AIM OF THE TASK:
Retype each line exactly. Skip images.
** start **
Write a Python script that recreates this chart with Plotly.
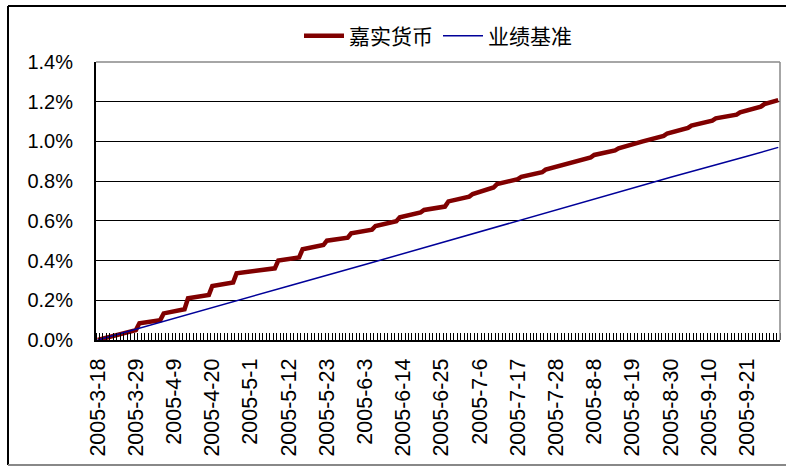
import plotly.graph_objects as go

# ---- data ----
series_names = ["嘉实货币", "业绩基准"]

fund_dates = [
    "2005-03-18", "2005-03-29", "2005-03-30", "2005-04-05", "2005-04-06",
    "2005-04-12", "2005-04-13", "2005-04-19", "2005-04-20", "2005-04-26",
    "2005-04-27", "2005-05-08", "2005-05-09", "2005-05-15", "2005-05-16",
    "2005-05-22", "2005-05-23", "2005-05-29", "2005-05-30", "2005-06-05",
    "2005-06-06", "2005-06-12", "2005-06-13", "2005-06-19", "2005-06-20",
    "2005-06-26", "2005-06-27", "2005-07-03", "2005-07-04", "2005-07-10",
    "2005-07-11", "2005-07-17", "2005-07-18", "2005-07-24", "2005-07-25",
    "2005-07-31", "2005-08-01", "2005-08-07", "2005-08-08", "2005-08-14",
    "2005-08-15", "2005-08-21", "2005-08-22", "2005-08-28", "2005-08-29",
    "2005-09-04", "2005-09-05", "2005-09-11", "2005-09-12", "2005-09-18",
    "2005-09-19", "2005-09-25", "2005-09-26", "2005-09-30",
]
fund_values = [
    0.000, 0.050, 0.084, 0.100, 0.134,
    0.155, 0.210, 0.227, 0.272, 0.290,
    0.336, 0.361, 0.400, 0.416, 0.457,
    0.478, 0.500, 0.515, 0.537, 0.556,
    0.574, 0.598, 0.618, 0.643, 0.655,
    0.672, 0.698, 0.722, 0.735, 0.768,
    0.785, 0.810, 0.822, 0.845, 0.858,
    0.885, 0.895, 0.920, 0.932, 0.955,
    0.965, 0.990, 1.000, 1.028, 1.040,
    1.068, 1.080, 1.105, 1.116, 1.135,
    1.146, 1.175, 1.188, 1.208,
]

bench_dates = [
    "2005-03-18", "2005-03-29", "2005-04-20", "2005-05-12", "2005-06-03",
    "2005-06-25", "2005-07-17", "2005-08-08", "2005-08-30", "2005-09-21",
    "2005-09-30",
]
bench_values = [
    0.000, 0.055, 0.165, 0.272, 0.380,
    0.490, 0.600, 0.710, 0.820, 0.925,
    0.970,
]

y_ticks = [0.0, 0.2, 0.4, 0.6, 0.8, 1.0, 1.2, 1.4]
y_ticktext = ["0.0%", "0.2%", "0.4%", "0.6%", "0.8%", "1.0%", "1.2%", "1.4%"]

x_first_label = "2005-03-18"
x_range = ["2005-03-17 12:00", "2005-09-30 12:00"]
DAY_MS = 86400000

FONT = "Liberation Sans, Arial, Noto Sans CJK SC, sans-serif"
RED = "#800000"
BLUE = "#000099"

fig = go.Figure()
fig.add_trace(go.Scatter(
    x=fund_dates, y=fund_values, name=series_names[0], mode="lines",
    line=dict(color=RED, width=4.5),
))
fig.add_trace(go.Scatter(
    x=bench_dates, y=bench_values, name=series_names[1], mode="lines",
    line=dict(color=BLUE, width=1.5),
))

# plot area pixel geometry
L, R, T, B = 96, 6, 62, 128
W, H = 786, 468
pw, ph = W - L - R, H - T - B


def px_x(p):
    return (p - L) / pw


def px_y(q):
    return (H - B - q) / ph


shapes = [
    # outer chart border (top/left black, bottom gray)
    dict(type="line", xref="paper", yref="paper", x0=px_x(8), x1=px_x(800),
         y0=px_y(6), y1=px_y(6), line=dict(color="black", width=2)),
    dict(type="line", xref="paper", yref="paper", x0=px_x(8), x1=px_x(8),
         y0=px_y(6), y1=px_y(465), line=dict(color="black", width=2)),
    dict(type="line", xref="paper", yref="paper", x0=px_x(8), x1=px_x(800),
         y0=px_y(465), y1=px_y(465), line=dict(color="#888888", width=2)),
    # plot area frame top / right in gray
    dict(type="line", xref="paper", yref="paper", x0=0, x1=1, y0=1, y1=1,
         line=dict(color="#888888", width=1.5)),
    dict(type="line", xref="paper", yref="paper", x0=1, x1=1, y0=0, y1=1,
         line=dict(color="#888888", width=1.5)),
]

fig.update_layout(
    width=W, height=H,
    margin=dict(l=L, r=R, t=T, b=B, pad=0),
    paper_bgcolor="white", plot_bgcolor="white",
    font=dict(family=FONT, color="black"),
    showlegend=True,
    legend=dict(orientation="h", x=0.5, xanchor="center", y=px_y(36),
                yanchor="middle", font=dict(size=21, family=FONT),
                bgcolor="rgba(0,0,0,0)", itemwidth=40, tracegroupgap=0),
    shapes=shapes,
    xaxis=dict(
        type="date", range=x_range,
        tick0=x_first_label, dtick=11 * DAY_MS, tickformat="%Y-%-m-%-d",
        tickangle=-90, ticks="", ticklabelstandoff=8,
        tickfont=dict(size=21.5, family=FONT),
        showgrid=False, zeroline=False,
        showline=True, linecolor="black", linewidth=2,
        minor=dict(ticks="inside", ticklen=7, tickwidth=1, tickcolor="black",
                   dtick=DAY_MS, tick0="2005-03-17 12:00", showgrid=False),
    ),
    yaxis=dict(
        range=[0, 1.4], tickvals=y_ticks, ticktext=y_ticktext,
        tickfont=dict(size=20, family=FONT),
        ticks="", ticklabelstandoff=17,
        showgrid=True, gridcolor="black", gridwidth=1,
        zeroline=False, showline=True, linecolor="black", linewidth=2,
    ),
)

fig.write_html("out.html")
** end **
TASK RESPONSE:
Write a Python script that recreates this chart with Plotly.
import plotly.graph_objects as go

# ---- data ----
series_names = ["嘉实货币", "业绩基准"]

fund_dates = [
    "2005-03-18", "2005-03-29", "2005-03-30", "2005-04-05", "2005-04-06",
    "2005-04-12", "2005-04-13", "2005-04-19", "2005-04-20", "2005-04-26",
    "2005-04-27", "2005-05-08", "2005-05-09", "2005-05-15", "2005-05-16",
    "2005-05-22", "2005-05-23", "2005-05-29", "2005-05-30", "2005-06-05",
    "2005-06-06", "2005-06-12", "2005-06-13", "2005-06-19", "2005-06-20",
    "2005-06-26", "2005-06-27", "2005-07-03", "2005-07-04", "2005-07-10",
    "2005-07-11", "2005-07-17", "2005-07-18", "2005-07-24", "2005-07-25",
    "2005-07-31", "2005-08-01", "2005-08-07", "2005-08-08", "2005-08-14",
    "2005-08-15", "2005-08-21", "2005-08-22", "2005-08-28", "2005-08-29",
    "2005-09-04", "2005-09-05", "2005-09-11", "2005-09-12", "2005-09-18",
    "2005-09-19", "2005-09-25", "2005-09-26", "2005-09-30",
]
fund_values = [
    0.000, 0.050, 0.084, 0.100, 0.134,
    0.155, 0.210, 0.227, 0.272, 0.290,
    0.336, 0.361, 0.400, 0.416, 0.457,
    0.478, 0.500, 0.515, 0.537, 0.556,
    0.574, 0.598, 0.618, 0.643, 0.655,
    0.672, 0.698, 0.722, 0.735, 0.768,
    0.785, 0.810, 0.822, 0.845, 0.858,
    0.885, 0.895, 0.920, 0.932, 0.955,
    0.965, 0.990, 1.000, 1.028, 1.040,
    1.068, 1.080, 1.105, 1.116, 1.135,
    1.146, 1.175, 1.188, 1.208,
]

bench_dates = [
    "2005-03-18", "2005-03-29", "2005-04-20", "2005-05-12", "2005-06-03",
    "2005-06-25", "2005-07-17", "2005-08-08", "2005-08-30", "2005-09-21",
    "2005-09-30",
]
bench_values = [
    0.000, 0.055, 0.165, 0.272, 0.380,
    0.490, 0.600, 0.710, 0.820, 0.925,
    0.970,
]

y_ticks = [0.0, 0.2, 0.4, 0.6, 0.8, 1.0, 1.2, 1.4]
y_ticktext = ["0.0%", "0.2%", "0.4%", "0.6%", "0.8%", "1.0%", "1.2%", "1.4%"]

x_first_label = "2005-03-18"
x_range = ["2005-03-17 12:00", "2005-09-30 12:00"]
DAY_MS = 86400000

FONT = "Liberation Sans, Arial, Noto Sans CJK SC, sans-serif"
RED = "#800000"
BLUE = "#000099"

fig = go.Figure()
fig.add_trace(go.Scatter(
    x=fund_dates, y=fund_values, name=series_names[0], mode="lines",
    line=dict(color=RED, width=4.5),
))
fig.add_trace(go.Scatter(
    x=bench_dates, y=bench_values, name=series_names[1], mode="lines",
    line=dict(color=BLUE, width=1.5),
))

# plot area pixel geometry
L, R, T, B = 96, 6, 62, 128
W, H = 786, 468
pw, ph = W - L - R, H - T - B


def px_x(p):
    return (p - L) / pw


def px_y(q):
    return (H - B - q) / ph


shapes = [
    # outer chart border (top/left black, bottom gray)
    dict(type="line", xref="paper", yref="paper", x0=px_x(8), x1=px_x(800),
         y0=px_y(6), y1=px_y(6), line=dict(color="black", width=2)),
    dict(type="line", xref="paper", yref="paper", x0=px_x(8), x1=px_x(8),
         y0=px_y(6), y1=px_y(465), line=dict(color="black", width=2)),
    dict(type="line", xref="paper", yref="paper", x0=px_x(8), x1=px_x(800),
         y0=px_y(465), y1=px_y(465), line=dict(color="#888888", width=2)),
    # plot area frame top / right in gray
    dict(type="line", xref="paper", yref="paper", x0=0, x1=1, y0=1, y1=1,
         line=dict(color="#888888", width=1.5)),
    dict(type="line", xref="paper", yref="paper", x0=1, x1=1, y0=0, y1=1,
         line=dict(color="#888888", width=1.5)),
]

fig.update_layout(
    width=W, height=H,
    margin=dict(l=L, r=R, t=T, b=B, pad=0),
    paper_bgcolor="white", plot_bgcolor="white",
    font=dict(family=FONT, color="black"),
    showlegend=True,
    legend=dict(orientation="h", x=0.5, xanchor="center", y=px_y(36),
                yanchor="middle", font=dict(size=21, family=FONT),
                bgcolor="rgba(0,0,0,0)", itemwidth=40, tracegroupgap=0),
    shapes=shapes,
    xaxis=dict(
        type="date", range=x_range,
        tick0=x_first_label, dtick=11 * DAY_MS, tickformat="%Y-%-m-%-d",
        tickangle=-90, ticks="", ticklabelstandoff=8,
        tickfont=dict(size=21.5, family=FONT),
        showgrid=False, zeroline=False,
        showline=True, linecolor="black", linewidth=2,
        minor=dict(ticks="inside", ticklen=7, tickwidth=1, tickcolor="black",
                   dtick=DAY_MS, tick0="2005-03-17 12:00", showgrid=False),
    ),
    yaxis=dict(
        range=[0, 1.4], tickvals=y_ticks, ticktext=y_ticktext,
        tickfont=dict(size=20, family=FONT),
        ticks="", ticklabelstandoff=17,
        showgrid=True, gridcolor="black", gridwidth=1,
        zeroline=False, showline=True, linecolor="black", linewidth=2,
    ),
)

fig.write_html("out.html")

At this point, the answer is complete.